Acquiring a ClueWeb22 dataset is a three-step process.

  1. Obtain an organizational license

  2. Obtain data: The complete dataset fills 14 ✕ 18 TB disks, which is expensive to distribute and store, thus it is distributed in different subsets and formats to support the most common uses. Some subsets may be downloaded for free. Others are distributed on disk and require payment. See the table below.

    After the license is complete, you will receive email that describes how to select the subset(s) that you need and, if necessary, pay the distribution fee(s).

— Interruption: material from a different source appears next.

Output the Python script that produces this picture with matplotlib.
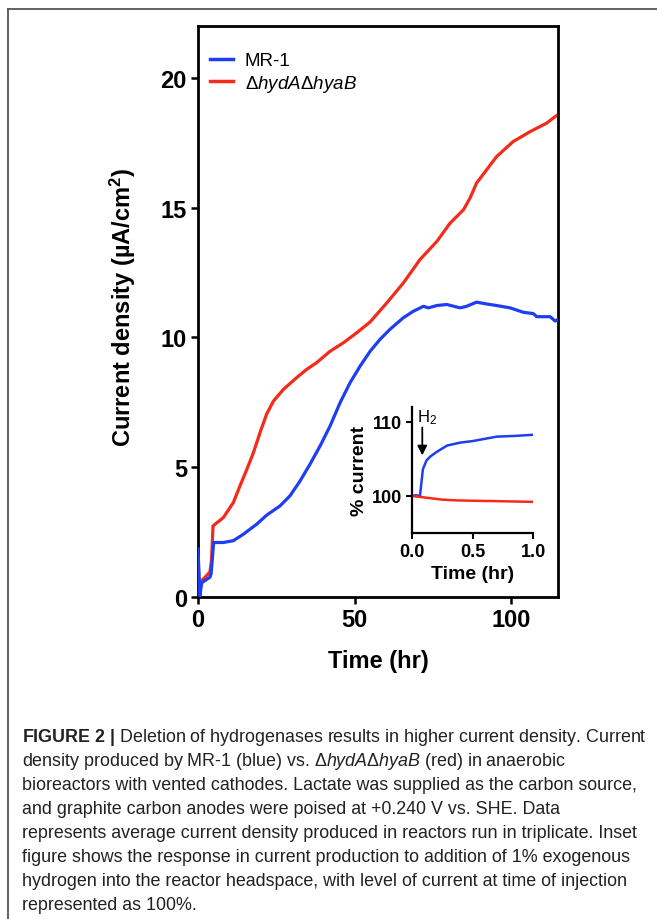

  3. Complete individual agreements: Each person who will use or have access to the dataset must sign an Individual Agreement. Your organization must retain the completed individual agreements of people while they have access to the dataset.

ClueWeb22 Subsets

Document
Categories
Document
Count
Document
Formats

Distribution media

Cost*
B, A, L varies html, jpg, vdom, txt Dataset license only $0
B 200M txt Download (511 GB) $0
B 200M txt 1 ✕ 1 TB disk $310
B 200M html, txt, vdom, in/out links 1 ✕ 18 TB disk $715
B 200M jpg 6 ✕ 18 TB disk $3,870
A 2B html, txt, vdom, in/out links 8 ✕ 18 TB disk $4,985
L 10B txt, in/out links 2 ✕ 18 TB & 1 ✕ 8 TB disk $1,530
TREC-iKAT-2023 116M (passages) txt Download (26 GB) $0
TREC-LR-2024-T1 50 txt Download (0.5 MB) $0
         * Does not include shipping costs